## [WRITTEN PROBLEM]
Print, word for word, every line from the beginning of the listing up to and including the line with "at (10.62, 11.00)". Pictures are to be excluded.

════════════════════

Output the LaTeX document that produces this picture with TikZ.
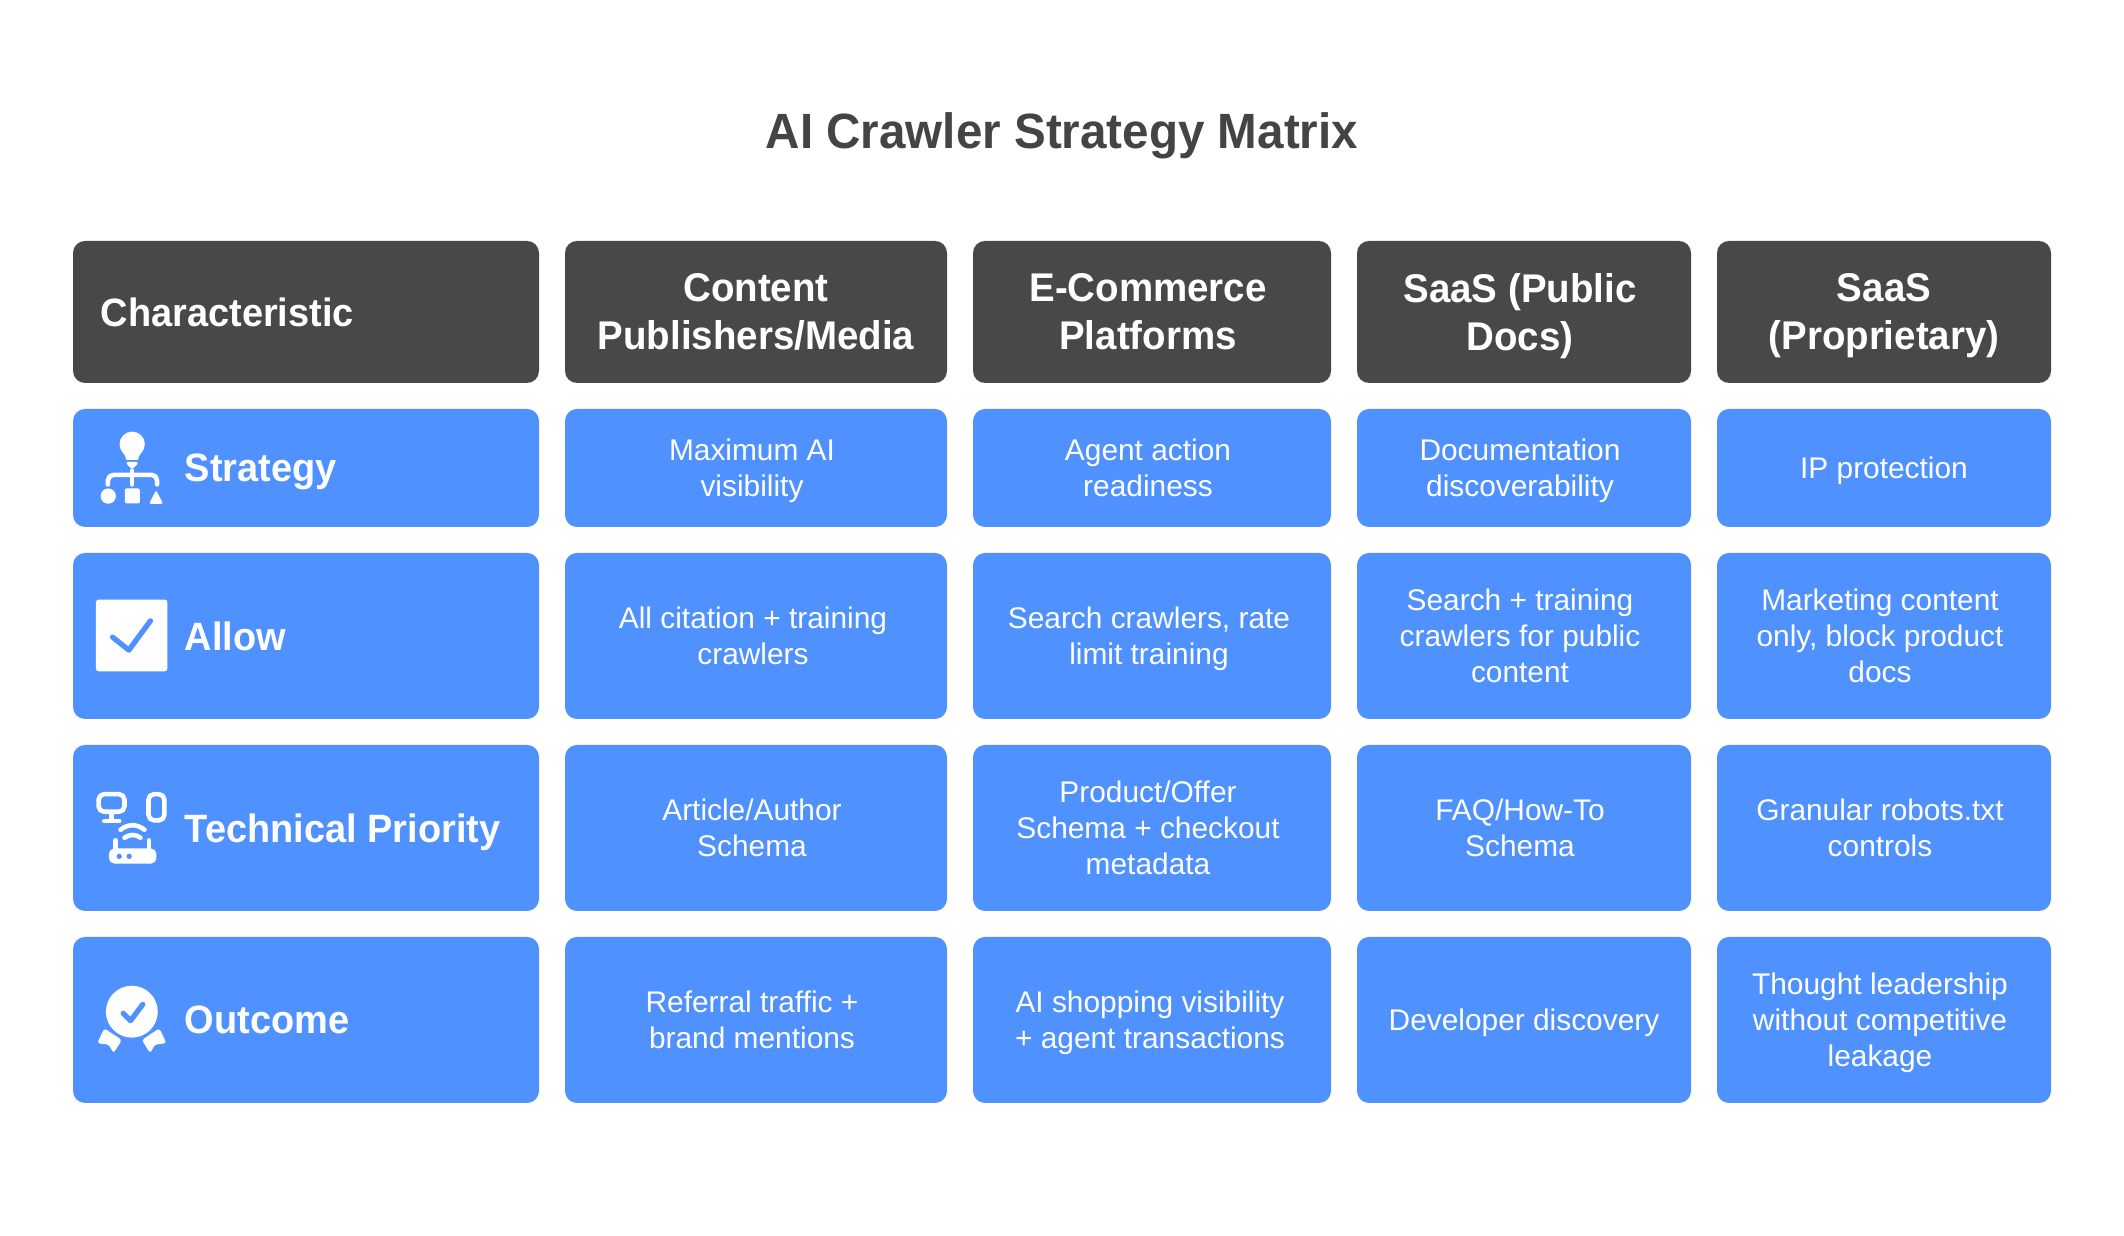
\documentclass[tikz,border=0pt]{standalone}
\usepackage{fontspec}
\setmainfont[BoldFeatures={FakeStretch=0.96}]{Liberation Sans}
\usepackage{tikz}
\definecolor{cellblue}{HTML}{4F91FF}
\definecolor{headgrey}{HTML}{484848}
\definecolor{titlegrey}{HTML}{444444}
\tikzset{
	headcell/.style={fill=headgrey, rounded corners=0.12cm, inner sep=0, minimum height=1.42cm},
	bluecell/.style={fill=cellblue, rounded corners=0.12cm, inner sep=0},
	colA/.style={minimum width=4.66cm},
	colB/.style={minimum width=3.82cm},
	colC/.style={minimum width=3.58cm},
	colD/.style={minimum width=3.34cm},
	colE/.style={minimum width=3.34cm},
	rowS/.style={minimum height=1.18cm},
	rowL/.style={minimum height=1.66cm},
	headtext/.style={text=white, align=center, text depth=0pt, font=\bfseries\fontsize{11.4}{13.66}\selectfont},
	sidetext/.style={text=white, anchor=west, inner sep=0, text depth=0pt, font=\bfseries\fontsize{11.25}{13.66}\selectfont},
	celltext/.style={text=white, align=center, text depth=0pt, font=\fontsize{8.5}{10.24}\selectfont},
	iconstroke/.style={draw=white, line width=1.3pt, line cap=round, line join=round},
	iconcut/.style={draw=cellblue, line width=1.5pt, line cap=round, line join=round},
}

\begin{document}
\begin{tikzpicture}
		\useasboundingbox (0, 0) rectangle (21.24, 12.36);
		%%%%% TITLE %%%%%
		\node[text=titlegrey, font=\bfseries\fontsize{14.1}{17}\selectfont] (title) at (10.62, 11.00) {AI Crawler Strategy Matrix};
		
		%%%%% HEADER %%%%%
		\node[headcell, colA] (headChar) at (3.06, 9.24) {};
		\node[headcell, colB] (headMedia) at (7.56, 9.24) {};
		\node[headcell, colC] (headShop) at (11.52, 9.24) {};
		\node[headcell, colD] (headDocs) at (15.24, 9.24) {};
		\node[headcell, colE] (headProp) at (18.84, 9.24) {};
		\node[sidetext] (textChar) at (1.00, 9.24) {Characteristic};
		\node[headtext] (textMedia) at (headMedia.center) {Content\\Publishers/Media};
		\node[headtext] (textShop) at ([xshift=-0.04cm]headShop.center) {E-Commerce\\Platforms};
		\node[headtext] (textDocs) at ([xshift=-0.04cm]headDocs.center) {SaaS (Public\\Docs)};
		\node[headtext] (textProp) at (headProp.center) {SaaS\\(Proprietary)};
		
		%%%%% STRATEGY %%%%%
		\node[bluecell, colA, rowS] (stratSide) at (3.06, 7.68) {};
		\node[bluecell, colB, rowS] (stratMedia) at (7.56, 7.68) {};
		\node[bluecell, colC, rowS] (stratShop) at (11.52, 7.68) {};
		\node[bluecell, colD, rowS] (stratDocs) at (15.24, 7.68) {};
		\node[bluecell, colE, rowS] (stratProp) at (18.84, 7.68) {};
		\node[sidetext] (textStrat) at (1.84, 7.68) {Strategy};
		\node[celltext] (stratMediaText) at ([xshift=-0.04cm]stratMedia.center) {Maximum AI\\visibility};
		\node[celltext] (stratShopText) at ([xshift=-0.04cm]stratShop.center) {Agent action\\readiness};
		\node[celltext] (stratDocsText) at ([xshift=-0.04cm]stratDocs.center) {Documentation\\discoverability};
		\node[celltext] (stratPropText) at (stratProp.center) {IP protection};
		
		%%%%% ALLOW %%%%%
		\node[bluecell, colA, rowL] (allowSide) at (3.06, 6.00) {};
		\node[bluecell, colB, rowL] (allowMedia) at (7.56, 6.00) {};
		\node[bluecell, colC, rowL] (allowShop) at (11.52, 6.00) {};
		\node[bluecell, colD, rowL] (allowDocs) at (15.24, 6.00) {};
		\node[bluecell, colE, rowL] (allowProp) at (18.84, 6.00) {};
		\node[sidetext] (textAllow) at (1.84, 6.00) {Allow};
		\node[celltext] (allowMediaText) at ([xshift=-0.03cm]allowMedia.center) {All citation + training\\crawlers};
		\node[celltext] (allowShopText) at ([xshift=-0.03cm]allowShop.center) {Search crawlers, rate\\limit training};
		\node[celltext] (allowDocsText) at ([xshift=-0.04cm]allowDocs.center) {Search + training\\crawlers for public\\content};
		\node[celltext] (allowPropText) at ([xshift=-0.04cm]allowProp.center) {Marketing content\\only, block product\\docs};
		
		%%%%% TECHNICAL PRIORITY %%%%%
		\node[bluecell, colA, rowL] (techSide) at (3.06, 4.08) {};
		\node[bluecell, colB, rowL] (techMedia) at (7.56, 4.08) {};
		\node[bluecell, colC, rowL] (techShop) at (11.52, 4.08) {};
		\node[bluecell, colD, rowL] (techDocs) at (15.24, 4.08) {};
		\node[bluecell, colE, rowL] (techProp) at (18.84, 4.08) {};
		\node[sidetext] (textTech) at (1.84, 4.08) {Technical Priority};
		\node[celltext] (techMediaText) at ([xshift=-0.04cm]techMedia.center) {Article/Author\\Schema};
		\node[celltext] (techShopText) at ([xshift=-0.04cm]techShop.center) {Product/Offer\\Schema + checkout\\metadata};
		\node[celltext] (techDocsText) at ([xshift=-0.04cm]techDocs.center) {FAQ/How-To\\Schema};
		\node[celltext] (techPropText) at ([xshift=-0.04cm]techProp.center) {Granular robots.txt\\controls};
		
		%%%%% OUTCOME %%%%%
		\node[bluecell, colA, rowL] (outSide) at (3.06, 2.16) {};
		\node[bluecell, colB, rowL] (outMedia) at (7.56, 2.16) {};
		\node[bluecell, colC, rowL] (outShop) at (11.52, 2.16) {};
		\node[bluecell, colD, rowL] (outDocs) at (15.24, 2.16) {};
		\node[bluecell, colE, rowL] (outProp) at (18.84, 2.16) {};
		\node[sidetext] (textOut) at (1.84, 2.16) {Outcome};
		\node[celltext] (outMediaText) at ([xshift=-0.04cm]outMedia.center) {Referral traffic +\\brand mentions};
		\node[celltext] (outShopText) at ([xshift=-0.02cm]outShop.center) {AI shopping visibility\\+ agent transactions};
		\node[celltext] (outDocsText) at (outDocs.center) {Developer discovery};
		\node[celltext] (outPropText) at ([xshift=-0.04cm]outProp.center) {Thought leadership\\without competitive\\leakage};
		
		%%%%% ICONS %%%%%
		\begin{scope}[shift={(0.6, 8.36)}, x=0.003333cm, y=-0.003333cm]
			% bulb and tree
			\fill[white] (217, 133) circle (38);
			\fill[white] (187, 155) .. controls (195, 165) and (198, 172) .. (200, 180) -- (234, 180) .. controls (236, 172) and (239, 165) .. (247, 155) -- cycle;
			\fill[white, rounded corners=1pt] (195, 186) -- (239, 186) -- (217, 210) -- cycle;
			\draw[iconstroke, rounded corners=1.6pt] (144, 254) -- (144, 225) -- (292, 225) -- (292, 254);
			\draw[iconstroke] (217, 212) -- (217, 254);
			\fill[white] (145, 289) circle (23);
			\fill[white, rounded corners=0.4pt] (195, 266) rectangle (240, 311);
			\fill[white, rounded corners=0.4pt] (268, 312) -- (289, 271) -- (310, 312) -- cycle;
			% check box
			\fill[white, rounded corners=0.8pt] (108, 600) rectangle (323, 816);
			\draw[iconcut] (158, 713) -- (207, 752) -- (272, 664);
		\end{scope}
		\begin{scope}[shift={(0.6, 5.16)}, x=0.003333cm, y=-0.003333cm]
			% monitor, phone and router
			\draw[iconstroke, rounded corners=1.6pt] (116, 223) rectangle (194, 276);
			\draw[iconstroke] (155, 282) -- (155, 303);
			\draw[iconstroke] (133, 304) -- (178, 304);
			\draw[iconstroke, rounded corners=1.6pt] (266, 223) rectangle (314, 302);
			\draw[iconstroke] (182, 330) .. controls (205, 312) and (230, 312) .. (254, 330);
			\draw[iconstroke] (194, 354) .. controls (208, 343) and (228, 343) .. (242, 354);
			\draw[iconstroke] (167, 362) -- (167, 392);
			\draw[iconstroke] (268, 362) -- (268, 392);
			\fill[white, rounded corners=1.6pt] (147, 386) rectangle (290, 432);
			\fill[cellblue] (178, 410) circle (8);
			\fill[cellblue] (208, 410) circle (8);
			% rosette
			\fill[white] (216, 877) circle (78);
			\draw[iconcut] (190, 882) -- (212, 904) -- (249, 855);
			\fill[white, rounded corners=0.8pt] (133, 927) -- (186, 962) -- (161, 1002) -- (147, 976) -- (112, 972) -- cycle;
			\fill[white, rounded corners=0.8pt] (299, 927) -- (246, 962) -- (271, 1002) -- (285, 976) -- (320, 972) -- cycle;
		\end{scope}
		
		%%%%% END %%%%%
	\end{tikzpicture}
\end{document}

════════════════════

## [EXERCISE RESULT]
Output the LaTeX document that produces this picture with TikZ.
\documentclass[tikz,border=0pt]{standalone}
\usepackage{fontspec}
\setmainfont[BoldFeatures={FakeStretch=0.96}]{Liberation Sans}
\usepackage{tikz}
\definecolor{cellblue}{HTML}{4F91FF}
\definecolor{headgrey}{HTML}{484848}
\definecolor{titlegrey}{HTML}{444444}
\tikzset{
	headcell/.style={fill=headgrey, rounded corners=0.12cm, inner sep=0, minimum height=1.42cm},
	bluecell/.style={fill=cellblue, rounded corners=0.12cm, inner sep=0},
	colA/.style={minimum width=4.66cm},
	colB/.style={minimum width=3.82cm},
	colC/.style={minimum width=3.58cm},
	colD/.style={minimum width=3.34cm},
	colE/.style={minimum width=3.34cm},
	rowS/.style={minimum height=1.18cm},
	rowL/.style={minimum height=1.66cm},
	headtext/.style={text=white, align=center, text depth=0pt, font=\bfseries\fontsize{11.4}{13.66}\selectfont},
	sidetext/.style={text=white, anchor=west, inner sep=0, text depth=0pt, font=\bfseries\fontsize{11.25}{13.66}\selectfont},
	celltext/.style={text=white, align=center, text depth=0pt, font=\fontsize{8.5}{10.24}\selectfont},
	iconstroke/.style={draw=white, line width=1.3pt, line cap=round, line join=round},
	iconcut/.style={draw=cellblue, line width=1.5pt, line cap=round, line join=round},
}

\begin{document}
\begin{tikzpicture}
		\useasboundingbox (0, 0) rectangle (21.24, 12.36);
		%%%%% TITLE %%%%%
		\node[text=titlegrey, font=\bfseries\fontsize{14.1}{17}\selectfont] (title) at (10.62, 11.00) {AI Crawler Strategy Matrix};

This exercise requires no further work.